Это прикосновение может быть осуществлено лишь одним способом: отстранением от всего, выходом за край «всего». Философы называли это по-разному: Аристотель называл это «удивлением», Плотин — «восторгом», Гуссерль — «эпохе», Хайдеггер — «экзистированием». Некоторые философы не называли это никак, название им было не важно.

Философское исследование становится возможным только благодаря прикосновению к мудрости. Впрочем, столь же верно и то, что этот выход можно осуществить только благодаря мудрости: если мудрость не притянет к себе ум (хотя бы на мгновение), человек не выпадет из круга сует, как бы он того не хотел. То, что притягивает ум к мудрости, не есть «наше желание» или «наши усилия». Нельзя «пожелать прикоснуться к мудрости». Точнее, само это желание, «филия», обращённая к «софии», есть след уже случившегося прикосновения.

15

В последние годы университетские дела Владимира Вениаминовича шли тяжело, валко. Популярность первых его курсов пошла на спад. Последнее время он держался там уже с трудом, «зацепившись», а не стоя на ногах твёрдо.

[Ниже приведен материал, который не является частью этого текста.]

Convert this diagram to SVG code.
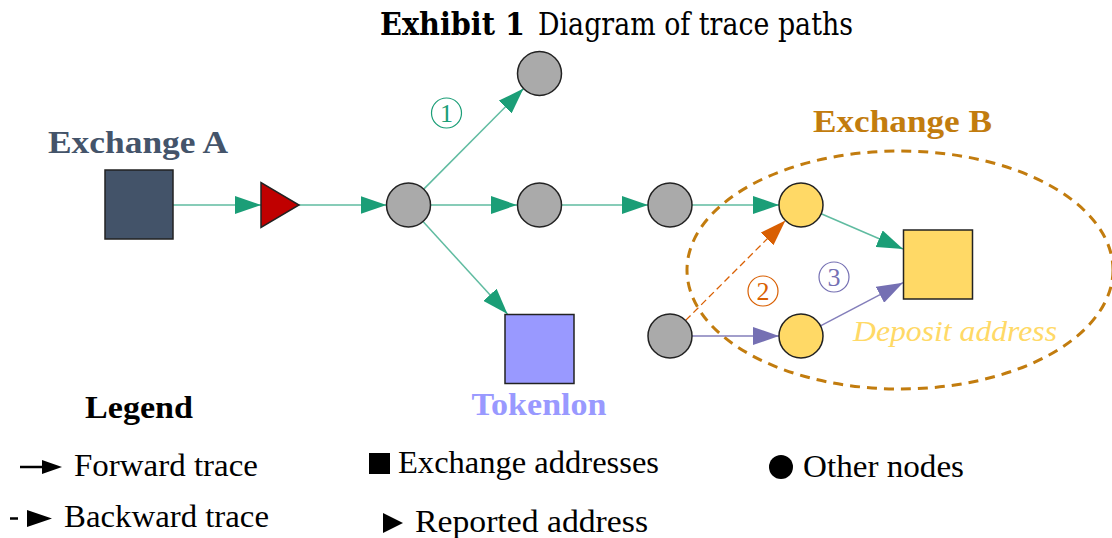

Злые кафедральные тётки шушукались, что «Бибихин не нужен», на уровне отношений с начальством всё тоже происходило как-то неловко (судя по доходящим до меня слухам). Неразбериха, связанная с началом девяностых, кончилась. Кафедра истории и теории мировой культуры подтянулась, застегнулась и стала похожа на прочие кафедры. Бибихина никто не гнал, но его анахроничность и неуместность в текущих делах ощущалась всё сильнее.

К тому моменту я совсем перестал о нём думать и знать, что там с ним. Изредка попадались его статьи, какие-то книжки. Он однажды обо мне всё-таки вспомнил: порекомендовал меня своему другу в качестве рецензента на сборник его;[257] признаться, был я этим удивлён, слишком уж разошлись траектории.